What the exercise asks: Output the line that holds "Convert this chart to matplotlib code.", the line that holds "ylim = (-0.05*ymax, ymax*1.05)", and every line between them, exactly, but none of the pictures.

Records to process:
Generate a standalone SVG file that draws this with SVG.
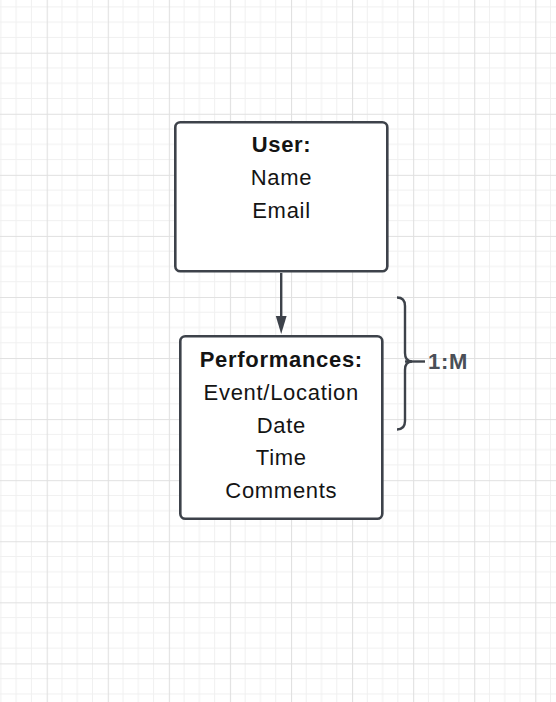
<svg xmlns="http://www.w3.org/2000/svg" width="556" height="702" viewBox="0 0 556 702">
  <style>
    .box { fill: #ffffff; stroke: #3d424a; stroke-width: 2.6; }
    .t { font-family: "Liberation Sans", Arial, sans-serif; font-size: 22px; letter-spacing: 0.7px; fill: #141414; text-anchor: middle; }
    .b { font-weight: bold; }
    .conn { fill: none; stroke: #3d424a; stroke-width: 2.4; }
    .head { fill: #3d424a; stroke: none; }
    .lbl { font-family: "Liberation Sans", Arial, sans-serif; font-size: 22px; font-weight: bold; letter-spacing: 0.7px; fill: #4a4f57; }
  </style>
  <defs>
    <pattern id="grid" patternUnits="userSpaceOnUse" x="46.7" y="52.7" width="61.07" height="61.07">
      <path d="M15.27,0V61.07M30.53,0V61.07M45.8,0V61.07M0,15.27H61.07M0,30.53H61.07M0,45.8H61.07" stroke="#f0f0f0" stroke-width="1" fill="none"/>
      <path d="M0.5,0V61.07M0,0.5H61.07" stroke="#e0e0e0" stroke-width="1.2" fill="none"/>
    </pattern>
  </defs>
  <rect width="556" height="702" fill="#ffffff"/>
  <rect width="556" height="702" fill="url(#grid)"/>

  <g id="connectors">
    <line class="conn" x1="281.2" y1="273" x2="281.2" y2="320"/>
    <path class="head" d="M275.8,316 L286.6,316 L281.2,334 Z"/>
    <path class="conn" d="M397,297.5 Q405,297.5 405,306 L405,353 Q405,361.5 412,361.5 Q405,361.5 405,370 L405,421 Q405,429.5 397,429.5"/>
    <line class="conn" x1="405" y1="361.5" x2="425" y2="361.5"/>
    <text class="lbl" x="428" y="369">1:M</text>
  </g>

  <g id="user">
    <rect class="box" x="175.3" y="122.3" width="212" height="149" rx="5"/>
    <text class="t b" x="281.5" y="151.7">User:</text>
    <text class="t" x="281.5" y="185">Name</text>
    <text class="t" x="281.5" y="217.5">Email</text>
  </g>

  <g id="performances">
    <rect class="box" x="180.3" y="336.3" width="202" height="182.5" rx="5"/>
    <text class="t b" x="281.3" y="367.3">Performances:</text>
    <text class="t" x="281.3" y="400">Event/Location</text>
    <text class="t" x="281.3" y="432.5">Date</text>
    <text class="t" x="281.3" y="465">Time</text>
    <text class="t" x="281.3" y="498.3">Comments</text>
  </g>
</svg>
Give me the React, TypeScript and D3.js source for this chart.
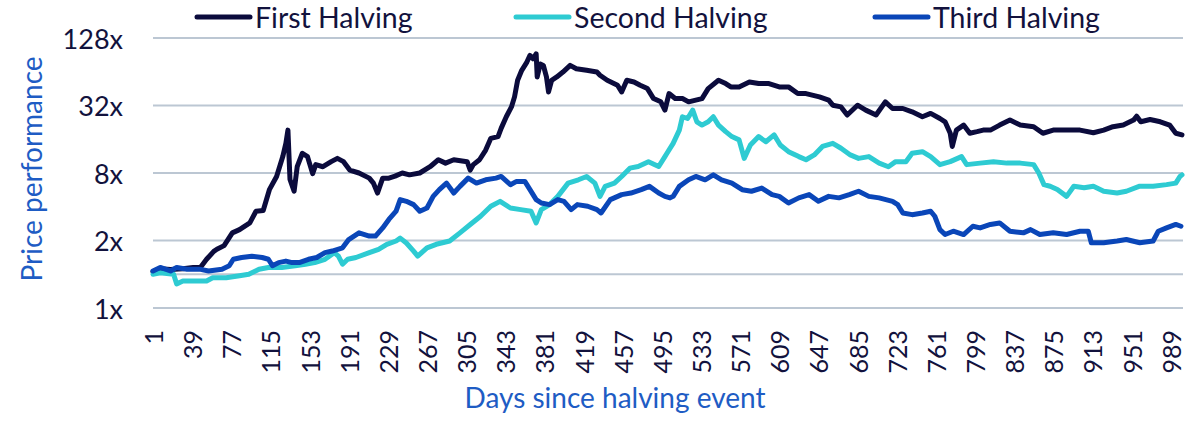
import * as d3 from 'd3';
import * as React from 'react';

// [day since halving, price multiple]
const firstHalving: [number, number][] = [
  [1, 1.05], [8, 1.12], [18, 1.1], [30, 1.12], [40, 1.15], [47, 1.15], [53, 1.36], [60, 1.6], [63, 1.67],
  [70, 1.8], [78, 2.34], [85, 2.5], [95, 2.87], [101, 3.65], [108, 3.7], [114, 5.68], [121, 7.45], [127, 11.2],
  [130, 14.7], [132, 19.3], [134, 7.0], [138, 5.5], [141, 9.1], [146, 12.0], [151, 11.2], [156, 7.9], [159, 9.5],
  [166, 9.1], [174, 10.1], [180, 10.8], [186, 10.1], [192, 8.5], [201, 8.0], [211, 7.2], [215, 6.5], [219, 5.3],
  [224, 7.2], [230, 7.2], [236, 7.5], [243, 8.0], [250, 7.7], [260, 8.0], [270, 9.1], [278, 10.5], [285, 9.8],
  [293, 10.5], [306, 10.1], [309, 8.5], [312, 9.5], [318, 10.5], [324, 12.8], [329, 16.3], [336, 16.9],
  [339, 20.0], [344, 25.4], [349, 31.1], [352, 38.2], [355, 53.7], [359, 65.9], [364, 78.1], [367, 89.5],
  [370, 83.6], [373, 92.6], [374, 57.5], [377, 75], [380, 72.9], [383, 57.5], [385, 42.3], [388, 53.7],
  [393, 57.5], [399, 63.6], [406, 72.9], [412, 68.1], [422, 65.9], [432, 63.6], [435, 59.5], [442, 53.7],
  [452, 48.5], [456, 42.3], [461, 53.7], [468, 51.9], [474, 48.5], [481, 45.3], [487, 36.9], [494, 34.5],
  [498, 29.1], [502, 40.9], [508, 36.9], [515, 36.9], [521, 34.5], [534, 36.9], [540, 45.3], [550, 53.7],
  [557, 50.2], [562, 46.9], [570, 46.9], [580, 51.9], [589, 50.2], [599, 50.2], [609, 46.9], [618, 46.9],
  [627, 40.9], [635, 40.9], [648, 38.2], [657, 35.7], [661, 32.2], [669, 31.1], [675, 26.3], [685, 32.2],
  [693, 29.1], [703, 26.3], [712, 34.5], [719, 30.1], [729, 30.1], [738, 28.1], [748, 25.4], [756, 27.2],
  [765, 24.5], [770, 22.9], [775, 18.1], [777, 13.8], [781, 19.3], [788, 21.4], [794, 18.1], [801, 18.7],
  [807, 19.3], [814, 19.3], [823, 21.4], [833, 23.7], [843, 21.4], [856, 20.7], [865, 18.1], [875, 19.3],
  [888, 19.3], [901, 19.3], [914, 18.3], [924, 19.3], [933, 20.7], [943, 21.4], [953, 23.7], [956, 25.7],
  [960, 22.9], [969, 24.0], [979, 22.9], [988, 21.4], [994, 18.1], [1000, 17.5],
];

const secondHalving: [number, number][] = [
  [1, 1.0], [8, 1.03], [21, 1.0], [24, 0.82], [30, 0.87], [40, 0.87], [53, 0.87], [59, 0.93], [72, 0.93],
  [85, 0.97], [94, 1.0], [104, 1.11], [113, 1.15], [126, 1.15], [139, 1.19], [149, 1.23], [158, 1.27],
  [168, 1.36], [177, 1.56], [181, 1.45], [185, 1.23], [190, 1.36], [198, 1.41], [211, 1.56], [220, 1.67],
  [228, 1.85], [237, 1.98], [241, 2.1], [247, 1.9], [254, 1.61], [258, 1.45], [267, 1.72], [276, 1.85],
  [289, 1.98], [299, 2.34], [309, 2.78], [319, 3.29], [329, 4.04], [338, 4.47], [348, 3.9], [358, 3.77],
  [368, 3.65], [373, 2.87], [378, 3.77], [386, 4.18], [394, 4.95], [404, 6.5], [414, 6.96], [422, 7.45],
  [430, 6.5], [435, 4.95], [440, 6.08], [449, 6.5], [456, 7.45], [464, 8.84], [472, 9.14], [482, 10.1],
  [492, 9.14], [498, 11.2], [500, 12.0], [506, 14.7], [512, 19.3], [515, 25.4], [520, 24.5], [525, 29.1],
  [529, 22.9], [534, 21.4], [540, 22.9], [545, 25.4], [550, 21.4], [557, 18.7], [563, 16.9], [570, 15.8],
  [575, 10.8], [581, 14.2], [589, 16.9], [596, 15.2], [604, 17.5], [610, 14.2], [618, 12.4], [628, 11.2],
  [635, 10.5], [643, 11.6], [651, 13.8], [661, 14.7], [669, 13.3], [678, 11.6], [686, 10.8], [696, 11.2],
  [706, 9.8], [715, 9.1], [722, 10.1], [732, 10.1], [738, 12.0], [748, 12.4], [756, 11.2], [765, 9.5],
  [775, 10.1], [786, 11.2], [791, 9.5], [804, 9.8], [817, 10.1], [830, 9.8], [843, 9.8], [856, 9.5],
  [861, 8.0], [866, 6.3], [872, 6.1], [879, 5.7], [888, 4.95], [895, 6.1], [905, 5.9], [914, 6.1],
  [924, 5.5], [937, 5.3], [946, 5.5], [959, 6.1], [972, 6.1], [985, 6.3], [994, 6.5], [998, 7.45], [1000, 7.7],
];

const thirdHalving: [number, number][] = [
  [1, 1.07], [8, 1.15], [18, 1.07], [24, 1.15], [34, 1.11], [46, 1.11], [55, 1.07], [68, 1.11], [75, 1.19],
  [79, 1.36], [87, 1.41], [97, 1.45], [107, 1.41], [113, 1.36], [117, 1.19], [123, 1.27], [130, 1.31],
  [136, 1.27], [143, 1.27], [152, 1.36], [160, 1.41], [168, 1.56], [175, 1.61], [185, 1.72], [191, 2.04],
  [201, 2.34], [211, 2.19], [217, 2.19], [224, 2.59], [230, 3.08], [237, 3.65], [241, 4.63], [247, 4.47],
  [254, 4.18], [260, 3.65], [267, 3.9], [273, 4.95], [279, 5.68], [286, 6.5], [293, 5.3], [299, 6.08],
  [307, 7.2], [315, 6.5], [324, 6.96], [334, 7.2], [339, 7.45], [348, 6.29], [354, 6.73], [362, 6.73],
  [367, 5.68], [373, 4.63], [378, 4.32], [386, 4.18], [394, 4.63], [400, 4.47], [407, 3.77], [413, 4.18],
  [423, 4.04], [432, 3.77], [436, 3.52], [445, 4.63], [456, 5.13], [465, 5.3], [475, 5.68], [483, 6.08],
  [492, 5.3], [498, 4.95], [503, 4.8], [506, 4.95], [512, 6.08], [521, 6.96], [528, 7.45], [537, 6.96],
  [545, 7.7], [553, 6.96], [563, 6.5], [573, 5.68], [582, 5.5], [592, 5.87], [602, 5.13], [609, 4.95],
  [618, 4.32], [628, 4.8], [638, 5.13], [647, 4.47], [657, 4.95], [667, 4.8], [677, 5.13], [686, 5.5],
  [696, 4.95], [706, 4.8], [719, 4.47], [724, 4.18], [729, 3.52], [738, 3.4], [748, 3.52], [756, 3.65],
  [760, 3.29], [765, 2.5], [770, 2.26], [778, 2.42], [788, 2.26], [797, 2.68], [804, 2.59], [814, 2.78],
  [823, 2.87], [833, 2.42], [846, 2.34], [853, 2.5], [862, 2.26], [875, 2.34], [888, 2.26], [901, 2.42],
  [909, 2.42], [912, 1.91], [924, 1.91], [937, 1.98], [946, 2.04], [959, 1.91], [972, 1.98], [977, 2.42],
  [985, 2.59], [994, 2.78], [999, 2.68],
];

const seriesNames = ['First Halving', 'Second Halving', 'Third Halving'];
const seriesColors = ['#0b0b3c', '#2ecbd2', '#0a46b8'];

const xTickDays = [1, 39, 77, 115, 153, 191, 229, 267, 305, 343, 381, 419, 457, 495, 533, 571, 609, 647, 685, 723, 761, 799, 837, 875, 913, 951, 989];
const yGridValues = [0.5, 1, 2, 8, 32, 128];
const yTickValues = [0.5, 2, 8, 32, 128];
const yTickLabels = ['1x', '2x', '8x', '32x', '128x'];

const width = 1200;
const height = 432;
const font = 'Lato, "Open Sans", sans-serif';
const textColor = '#12123d';
const titleColor = '#1e5cc4';

export default function App() {
  const x = d3.scaleLinear().domain([1, 1001]).range([153, 1183]);
  const y = d3.scaleLog().base(2).domain([0.5, 128]).range([308, 38]);

  const line = d3
    .line<[number, number]>()
    .x((d) => x(d[0]))
    .y((d) => y(d[1]));

  const allSeries = [firstHalving, secondHalving, thirdHalving];
  const legendX = [197, 516, 875];

  return (
    <svg
      width={width}
      height={height}
      style={{ position: 'absolute', left: 0, top: 0, background: '#fff' }}
      fontFamily={font}
    >
      {/* grid */}
      {yGridValues.map((v) => (
        <line key={v} x1={153} x2={1183} y1={y(v)} y2={y(v)} stroke="#bcc7d3" strokeWidth={2} />
      ))}

      {/* y labels */}
      {yTickValues.map((v, i) => (
        <text key={v} x={123} y={y(v)} textAnchor="end" dominantBaseline="central" fontSize={27} fill={textColor}>
          {yTickLabels[i]}
        </text>
      ))}

      {/* x labels */}
      {xTickDays.map((d) => (
        <text
          key={d}
          transform={`translate(${x(d)},330) rotate(-90)`}
          textAnchor="end"
          dominantBaseline="central"
          fontSize={25}
          fill={textColor}
        >
          {d}
        </text>
      ))}

      {/* series */}
      {allSeries.map((s, i) => (
        <path
          key={seriesNames[i]}
          d={line(s) ?? ''}
          fill="none"
          stroke={seriesColors[i]}
          strokeWidth={5}
          strokeLinejoin="round"
          strokeLinecap="round"
        />
      ))}

      {/* legend */}
      {seriesNames.map((name, i) => (
        <g key={name} transform={`translate(${legendX[i]},17)`}>
          <line x1={0} x2={53} y1={0} y2={0} stroke={seriesColors[i]} strokeWidth={5} strokeLinecap="round" />
          <text x={58} y={0} dominantBaseline="central" fontSize={28.5} fill={textColor}>
            {name}
          </text>
        </g>
      ))}

      {/* axis titles */}
      <text transform="translate(42,169) rotate(-90)" textAnchor="middle" fontSize={28} fill={titleColor}>
        Price performance
      </text>
      <text x={615} y={408} textAnchor="middle" fontSize={28} fill={titleColor}>
        Days since halving event
      </text>
    </svg>
  );
}
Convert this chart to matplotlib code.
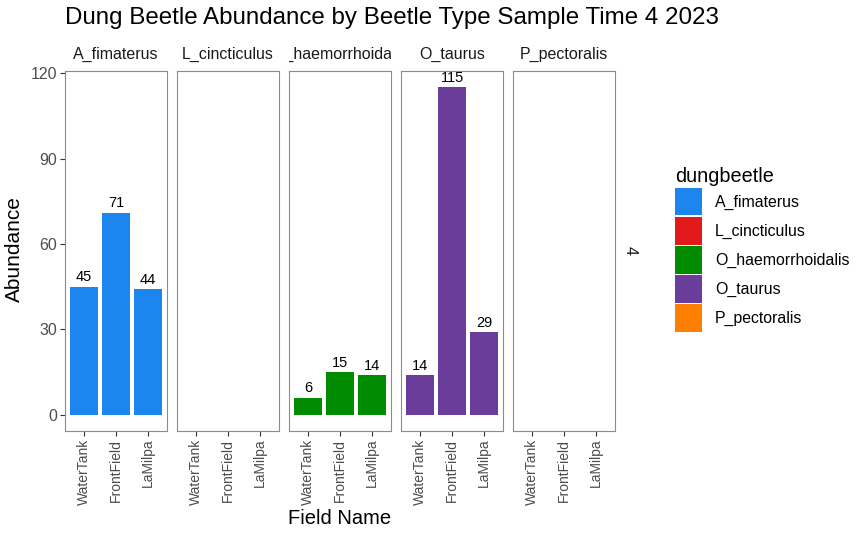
import matplotlib
matplotlib.use("Agg")
import matplotlib.pyplot as plt
from matplotlib.patches import Patch
from matplotlib.transforms import Bbox, TransformedBbox

plt.rcParams['font.family'] = ['Liberation Sans', 'DejaVu Sans']

beetles = ["A_fimaterus", "L_cincticulus", "O_haemorrhoidalis", "O_taurus", "P_pectoralis"]
fields = ["WaterTank", "FrontField", "LaMilpa"]
abundance = {
    "A_fimaterus": [45, 71, 44],
    "L_cincticulus": [None, None, None],
    "O_haemorrhoidalis": [6, 15, 14],
    "O_taurus": [14, 115, 29],
    "P_pectoralis": [None, None, None],
}
colors = ["#1C86EE", "#E31A1C", "#008B00", "#6A3D9A", "#FF7F00"]
yticks = [0, 30, 60, 90, 120]

W, H = 866, 537
fig = plt.figure(figsize=(W/100, H/100), dpi=100)

lefts = [65, 177, 289, 401, 513]
pw = 102
top, bottom = 71, 431
border = "#8c8c8c"
ymax = 115
ylim = (-0.05*ymax, ymax*1.05)

axes = []
for i, b in enumerate(beetles):
    ax = fig.add_axes([lefts[i]/W, 1-bottom/H, pw/W, (bottom-top)/H])
    axes.append(ax)
    vals = abundance[b]
    xs = [j+1 for j, v in enumerate(vals) if v is not None]
    vs = [v for v in vals if v is not None]
    if vs:
        ax.bar(xs, vs, width=0.9, color=colors[i], edgecolor='none')
        for x, v in zip(xs, vs):
            ax.text(x, v + 0.8, str(v), ha='center', va='bottom', fontsize=10.5, color='black')
    ax.set_xlim(0.4, 3.6)
    ax.set_ylim(*ylim)
    ax.set_xticks([1, 2, 3])
    ax.set_xticklabels(fields, rotation=90, fontsize=10, color='#4d4d4d')
    ax.tick_params(axis='x', length=3.5, color='#333333', width=0.8, pad=2)
    ax.set_yticks(yticks)
    if i == 0:
        ax.set_yticklabels([str(t) for t in yticks], fontsize=11.5, color='#4d4d4d')
        ax.tick_params(axis='y', length=3.5, color='#333333', width=0.8, pad=2)
    else:
        ax.tick_params(axis='y', left=False, labelleft=False)
    for s in ax.spines.values():
        s.set_color(border)
        s.set_linewidth(0.8)
    t = ax.text(0.5, 1.025, b, transform=ax.transAxes, ha='center', va='bottom',
                fontsize=11.5, color='#1a1a1a')
    t.set_clip_box(TransformedBbox(Bbox([[0, 1], [1, 1.2]]), ax.transAxes))
    t.set_clip_on(True)

# row strip
fig.text(630/W, 1-251/H, "4", rotation=-90, ha='center', va='center', fontsize=11.5, color='#1a1a1a')

fig.text(65/W, 1-18/H, "Dung Beetle Abundance by Beetle Type Sample Time 4 2023",
         ha='left', va='center', fontsize=17.4, color='black')
fig.text(14/W, 1-249/H, "Abundance", rotation=90, ha='center', va='center', fontsize=15)
fig.text(340/W, 1-519/H, "Field Name", ha='center', va='center', fontsize=14.5)

handles = [Patch(facecolor=c, edgecolor='none') for c in colors]
leg = fig.legend(handles, beetles, title="dungbeetle", loc='upper left',
                 bbox_to_anchor=(669/W, 1-161/H), frameon=False, fontsize=11.4,
                 title_fontsize=14.3, handlelength=1.7, handleheight=2.3,
                 labelspacing=0.1, handletextpad=0.8, borderaxespad=0)
leg._legend_box.align = "left"

fig.savefig("out.png", dpi=100)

In response:
Convert this chart to matplotlib code.
import matplotlib
matplotlib.use("Agg")
import matplotlib.pyplot as plt
from matplotlib.patches import Patch
from matplotlib.transforms import Bbox, TransformedBbox

plt.rcParams['font.family'] = ['Liberation Sans', 'DejaVu Sans']

beetles = ["A_fimaterus", "L_cincticulus", "O_haemorrhoidalis", "O_taurus", "P_pectoralis"]
fields = ["WaterTank", "FrontField", "LaMilpa"]
abundance = {
    "A_fimaterus": [45, 71, 44],
    "L_cincticulus": [None, None, None],
    "O_haemorrhoidalis": [6, 15, 14],
    "O_taurus": [14, 115, 29],
    "P_pectoralis": [None, None, None],
}
colors = ["#1C86EE", "#E31A1C", "#008B00", "#6A3D9A", "#FF7F00"]
yticks = [0, 30, 60, 90, 120]

W, H = 866, 537
fig = plt.figure(figsize=(W/100, H/100), dpi=100)

lefts = [65, 177, 289, 401, 513]
pw = 102
top, bottom = 71, 431
border = "#8c8c8c"
ymax = 115
ylim = (-0.05*ymax, ymax*1.05)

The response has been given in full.